AVAILABLE DATA:

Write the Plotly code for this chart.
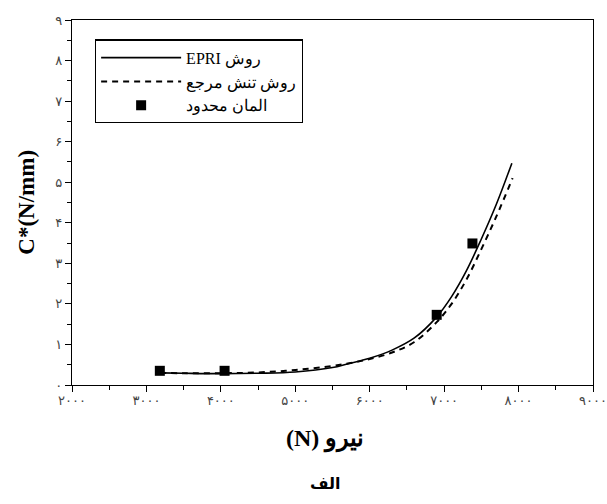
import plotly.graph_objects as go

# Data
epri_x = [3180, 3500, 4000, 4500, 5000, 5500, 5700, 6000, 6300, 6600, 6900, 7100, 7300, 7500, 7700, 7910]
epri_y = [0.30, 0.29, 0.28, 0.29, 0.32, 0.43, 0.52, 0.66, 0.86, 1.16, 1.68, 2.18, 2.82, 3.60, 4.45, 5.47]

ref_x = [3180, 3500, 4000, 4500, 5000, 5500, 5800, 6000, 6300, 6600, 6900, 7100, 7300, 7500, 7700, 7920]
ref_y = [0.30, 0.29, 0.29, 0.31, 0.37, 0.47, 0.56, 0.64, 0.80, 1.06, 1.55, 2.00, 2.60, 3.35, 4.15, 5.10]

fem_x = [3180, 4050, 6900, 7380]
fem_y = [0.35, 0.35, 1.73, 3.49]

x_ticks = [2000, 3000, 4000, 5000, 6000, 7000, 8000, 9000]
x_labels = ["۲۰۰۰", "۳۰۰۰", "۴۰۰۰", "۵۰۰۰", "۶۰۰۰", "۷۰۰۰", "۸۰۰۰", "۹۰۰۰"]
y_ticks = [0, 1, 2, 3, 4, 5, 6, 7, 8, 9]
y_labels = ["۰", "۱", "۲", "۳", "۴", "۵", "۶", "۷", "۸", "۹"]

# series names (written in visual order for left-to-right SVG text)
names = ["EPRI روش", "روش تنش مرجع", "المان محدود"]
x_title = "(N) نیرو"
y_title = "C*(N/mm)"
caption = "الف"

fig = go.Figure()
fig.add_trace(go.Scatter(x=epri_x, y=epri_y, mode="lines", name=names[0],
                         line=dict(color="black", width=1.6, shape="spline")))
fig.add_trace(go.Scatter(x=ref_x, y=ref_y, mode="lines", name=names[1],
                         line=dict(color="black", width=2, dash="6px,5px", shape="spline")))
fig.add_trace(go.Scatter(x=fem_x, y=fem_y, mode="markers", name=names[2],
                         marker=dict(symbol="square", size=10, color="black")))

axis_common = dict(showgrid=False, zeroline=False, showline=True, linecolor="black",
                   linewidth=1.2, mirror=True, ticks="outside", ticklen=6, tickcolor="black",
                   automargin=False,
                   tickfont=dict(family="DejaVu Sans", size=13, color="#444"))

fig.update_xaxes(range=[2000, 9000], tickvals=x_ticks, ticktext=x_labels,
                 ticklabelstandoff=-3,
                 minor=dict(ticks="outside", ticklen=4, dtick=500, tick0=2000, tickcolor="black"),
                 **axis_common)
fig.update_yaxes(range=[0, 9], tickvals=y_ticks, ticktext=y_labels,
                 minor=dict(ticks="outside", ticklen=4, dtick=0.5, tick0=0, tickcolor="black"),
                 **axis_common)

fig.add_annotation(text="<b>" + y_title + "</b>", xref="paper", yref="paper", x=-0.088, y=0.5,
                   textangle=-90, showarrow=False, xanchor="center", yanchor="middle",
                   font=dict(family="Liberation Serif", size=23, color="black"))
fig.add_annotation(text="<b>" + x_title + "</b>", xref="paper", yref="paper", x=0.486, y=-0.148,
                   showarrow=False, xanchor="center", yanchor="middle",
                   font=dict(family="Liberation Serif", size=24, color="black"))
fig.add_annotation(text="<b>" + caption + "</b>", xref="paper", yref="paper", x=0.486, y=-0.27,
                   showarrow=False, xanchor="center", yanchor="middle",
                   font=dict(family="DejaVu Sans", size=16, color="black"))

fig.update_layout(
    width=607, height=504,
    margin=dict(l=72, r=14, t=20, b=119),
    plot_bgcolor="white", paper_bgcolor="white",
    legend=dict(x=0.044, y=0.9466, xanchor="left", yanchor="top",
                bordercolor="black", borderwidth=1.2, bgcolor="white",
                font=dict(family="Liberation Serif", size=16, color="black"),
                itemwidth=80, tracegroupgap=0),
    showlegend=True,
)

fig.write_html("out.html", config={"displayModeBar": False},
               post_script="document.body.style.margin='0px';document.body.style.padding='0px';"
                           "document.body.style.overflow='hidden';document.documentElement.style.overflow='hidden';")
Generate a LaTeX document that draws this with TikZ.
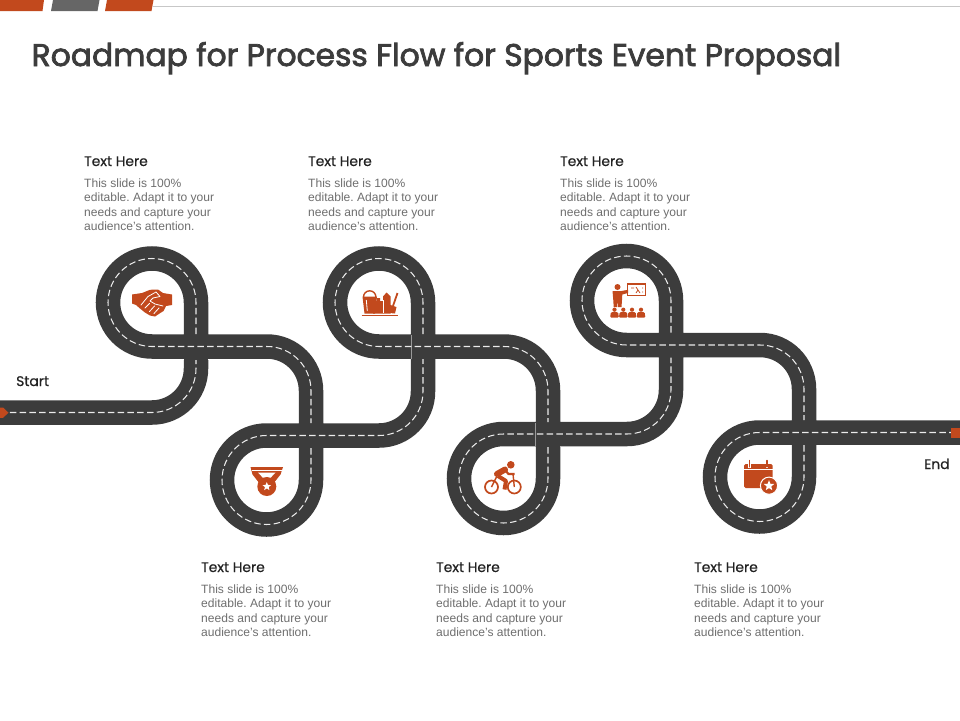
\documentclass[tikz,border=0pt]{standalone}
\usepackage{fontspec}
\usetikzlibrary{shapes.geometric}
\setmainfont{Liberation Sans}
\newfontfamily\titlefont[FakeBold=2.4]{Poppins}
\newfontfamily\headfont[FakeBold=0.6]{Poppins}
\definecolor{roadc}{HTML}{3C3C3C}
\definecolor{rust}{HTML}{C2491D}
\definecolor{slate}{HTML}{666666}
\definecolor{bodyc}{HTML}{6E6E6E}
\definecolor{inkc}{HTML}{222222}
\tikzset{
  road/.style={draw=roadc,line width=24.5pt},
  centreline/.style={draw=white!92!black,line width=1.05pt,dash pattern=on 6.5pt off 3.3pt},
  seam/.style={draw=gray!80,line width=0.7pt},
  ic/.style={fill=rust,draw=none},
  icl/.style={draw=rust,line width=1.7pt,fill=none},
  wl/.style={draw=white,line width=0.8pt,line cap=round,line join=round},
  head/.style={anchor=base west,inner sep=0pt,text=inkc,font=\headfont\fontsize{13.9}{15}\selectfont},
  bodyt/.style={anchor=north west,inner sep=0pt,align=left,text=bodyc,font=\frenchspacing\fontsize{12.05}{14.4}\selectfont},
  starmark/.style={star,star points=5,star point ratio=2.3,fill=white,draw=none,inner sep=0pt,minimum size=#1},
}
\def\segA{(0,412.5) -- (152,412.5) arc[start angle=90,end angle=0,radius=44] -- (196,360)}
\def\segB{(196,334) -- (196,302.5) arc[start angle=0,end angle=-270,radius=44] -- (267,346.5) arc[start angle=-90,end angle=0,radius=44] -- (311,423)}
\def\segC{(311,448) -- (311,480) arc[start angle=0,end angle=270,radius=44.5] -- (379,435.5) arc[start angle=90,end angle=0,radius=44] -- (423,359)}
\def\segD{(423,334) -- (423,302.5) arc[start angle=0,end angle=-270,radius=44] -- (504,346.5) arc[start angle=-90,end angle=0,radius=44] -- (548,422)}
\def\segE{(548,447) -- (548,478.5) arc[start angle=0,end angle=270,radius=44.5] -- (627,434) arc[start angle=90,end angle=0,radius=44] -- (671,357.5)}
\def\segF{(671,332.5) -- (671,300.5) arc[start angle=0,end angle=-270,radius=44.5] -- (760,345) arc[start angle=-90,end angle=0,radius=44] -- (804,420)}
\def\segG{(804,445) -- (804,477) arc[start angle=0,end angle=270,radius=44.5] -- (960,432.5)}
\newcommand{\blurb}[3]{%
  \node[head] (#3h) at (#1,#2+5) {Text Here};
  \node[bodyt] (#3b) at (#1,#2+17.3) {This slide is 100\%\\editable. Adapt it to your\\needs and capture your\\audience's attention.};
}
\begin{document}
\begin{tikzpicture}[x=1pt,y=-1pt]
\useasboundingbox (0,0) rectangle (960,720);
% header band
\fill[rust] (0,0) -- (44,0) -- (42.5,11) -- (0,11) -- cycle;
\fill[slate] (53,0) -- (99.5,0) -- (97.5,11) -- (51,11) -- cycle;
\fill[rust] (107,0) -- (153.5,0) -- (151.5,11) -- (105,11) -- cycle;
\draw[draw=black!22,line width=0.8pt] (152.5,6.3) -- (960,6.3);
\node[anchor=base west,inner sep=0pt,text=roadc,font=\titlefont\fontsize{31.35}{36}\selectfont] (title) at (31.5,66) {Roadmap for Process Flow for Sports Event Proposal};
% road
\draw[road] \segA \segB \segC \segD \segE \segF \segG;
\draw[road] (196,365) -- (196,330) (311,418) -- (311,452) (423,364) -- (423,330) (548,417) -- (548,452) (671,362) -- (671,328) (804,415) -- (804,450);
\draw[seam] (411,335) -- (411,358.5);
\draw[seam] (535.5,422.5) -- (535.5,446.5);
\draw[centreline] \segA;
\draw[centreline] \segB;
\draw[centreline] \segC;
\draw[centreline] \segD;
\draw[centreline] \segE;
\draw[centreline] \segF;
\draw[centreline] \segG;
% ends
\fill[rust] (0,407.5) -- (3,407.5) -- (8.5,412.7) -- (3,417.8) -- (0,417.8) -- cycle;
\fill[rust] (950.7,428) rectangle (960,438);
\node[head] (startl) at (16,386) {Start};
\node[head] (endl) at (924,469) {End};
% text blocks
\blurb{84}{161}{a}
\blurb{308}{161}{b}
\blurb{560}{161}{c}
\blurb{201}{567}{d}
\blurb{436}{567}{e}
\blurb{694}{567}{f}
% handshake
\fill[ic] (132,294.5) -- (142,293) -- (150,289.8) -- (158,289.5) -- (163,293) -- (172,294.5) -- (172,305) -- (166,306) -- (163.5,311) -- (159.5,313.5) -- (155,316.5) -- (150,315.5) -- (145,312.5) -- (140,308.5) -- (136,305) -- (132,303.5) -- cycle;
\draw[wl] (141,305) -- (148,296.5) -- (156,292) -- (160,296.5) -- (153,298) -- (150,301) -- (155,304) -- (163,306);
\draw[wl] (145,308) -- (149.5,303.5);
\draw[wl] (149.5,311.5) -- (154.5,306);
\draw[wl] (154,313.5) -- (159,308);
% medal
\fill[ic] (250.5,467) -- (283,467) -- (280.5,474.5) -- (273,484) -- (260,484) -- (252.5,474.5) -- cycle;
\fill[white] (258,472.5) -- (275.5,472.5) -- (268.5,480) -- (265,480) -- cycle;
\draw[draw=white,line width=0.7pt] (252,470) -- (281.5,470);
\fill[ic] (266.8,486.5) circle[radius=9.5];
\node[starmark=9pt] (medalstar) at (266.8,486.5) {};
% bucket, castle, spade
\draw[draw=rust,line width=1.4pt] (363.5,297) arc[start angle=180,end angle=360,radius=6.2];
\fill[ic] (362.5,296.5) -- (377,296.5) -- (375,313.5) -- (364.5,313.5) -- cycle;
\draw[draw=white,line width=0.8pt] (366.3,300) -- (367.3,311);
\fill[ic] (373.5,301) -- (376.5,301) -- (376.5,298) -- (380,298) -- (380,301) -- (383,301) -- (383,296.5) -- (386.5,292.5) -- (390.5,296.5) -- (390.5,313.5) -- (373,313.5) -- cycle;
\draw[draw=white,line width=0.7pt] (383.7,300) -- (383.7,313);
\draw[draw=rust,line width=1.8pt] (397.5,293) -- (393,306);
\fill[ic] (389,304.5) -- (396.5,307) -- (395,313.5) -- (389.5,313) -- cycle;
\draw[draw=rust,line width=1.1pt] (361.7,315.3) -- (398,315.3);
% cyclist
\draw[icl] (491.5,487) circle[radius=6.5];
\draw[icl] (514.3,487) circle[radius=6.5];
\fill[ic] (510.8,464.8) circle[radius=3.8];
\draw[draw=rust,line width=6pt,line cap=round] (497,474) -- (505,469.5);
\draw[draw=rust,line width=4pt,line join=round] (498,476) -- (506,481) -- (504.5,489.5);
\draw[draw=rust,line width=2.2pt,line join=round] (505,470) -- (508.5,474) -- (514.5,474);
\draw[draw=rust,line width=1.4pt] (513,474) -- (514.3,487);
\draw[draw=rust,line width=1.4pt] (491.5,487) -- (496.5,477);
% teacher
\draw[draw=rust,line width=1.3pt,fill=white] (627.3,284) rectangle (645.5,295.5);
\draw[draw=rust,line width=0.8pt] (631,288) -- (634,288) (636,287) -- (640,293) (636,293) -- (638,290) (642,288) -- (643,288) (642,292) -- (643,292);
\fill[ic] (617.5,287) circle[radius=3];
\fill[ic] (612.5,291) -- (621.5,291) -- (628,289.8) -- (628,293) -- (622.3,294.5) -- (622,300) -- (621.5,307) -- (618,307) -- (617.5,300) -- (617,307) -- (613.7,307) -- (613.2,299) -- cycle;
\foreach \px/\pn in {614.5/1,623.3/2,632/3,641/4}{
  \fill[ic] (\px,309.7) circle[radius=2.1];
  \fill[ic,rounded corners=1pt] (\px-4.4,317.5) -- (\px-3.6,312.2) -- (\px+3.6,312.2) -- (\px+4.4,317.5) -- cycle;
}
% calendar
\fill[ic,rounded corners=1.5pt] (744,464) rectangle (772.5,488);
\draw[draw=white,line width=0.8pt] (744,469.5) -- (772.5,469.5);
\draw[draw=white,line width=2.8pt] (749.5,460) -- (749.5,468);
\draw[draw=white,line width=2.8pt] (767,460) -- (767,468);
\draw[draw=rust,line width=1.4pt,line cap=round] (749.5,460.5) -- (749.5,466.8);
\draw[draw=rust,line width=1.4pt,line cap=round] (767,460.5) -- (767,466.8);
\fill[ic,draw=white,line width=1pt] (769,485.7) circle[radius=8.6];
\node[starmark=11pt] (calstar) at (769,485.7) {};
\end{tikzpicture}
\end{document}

PROBLEM TO SOLVE:
Exactly as they appear, print the lines of the listing above from its first line through the line that contains "fem_y = [0.35, 0.35, 1.73, 3.49]", minus the pictures.

RESPONSE TO THIS TASK:
Write the Plotly code for this chart.
import plotly.graph_objects as go

# Data
epri_x = [3180, 3500, 4000, 4500, 5000, 5500, 5700, 6000, 6300, 6600, 6900, 7100, 7300, 7500, 7700, 7910]
epri_y = [0.30, 0.29, 0.28, 0.29, 0.32, 0.43, 0.52, 0.66, 0.86, 1.16, 1.68, 2.18, 2.82, 3.60, 4.45, 5.47]

ref_x = [3180, 3500, 4000, 4500, 5000, 5500, 5800, 6000, 6300, 6600, 6900, 7100, 7300, 7500, 7700, 7920]
ref_y = [0.30, 0.29, 0.29, 0.31, 0.37, 0.47, 0.56, 0.64, 0.80, 1.06, 1.55, 2.00, 2.60, 3.35, 4.15, 5.10]

fem_x = [3180, 4050, 6900, 7380]
fem_y = [0.35, 0.35, 1.73, 3.49]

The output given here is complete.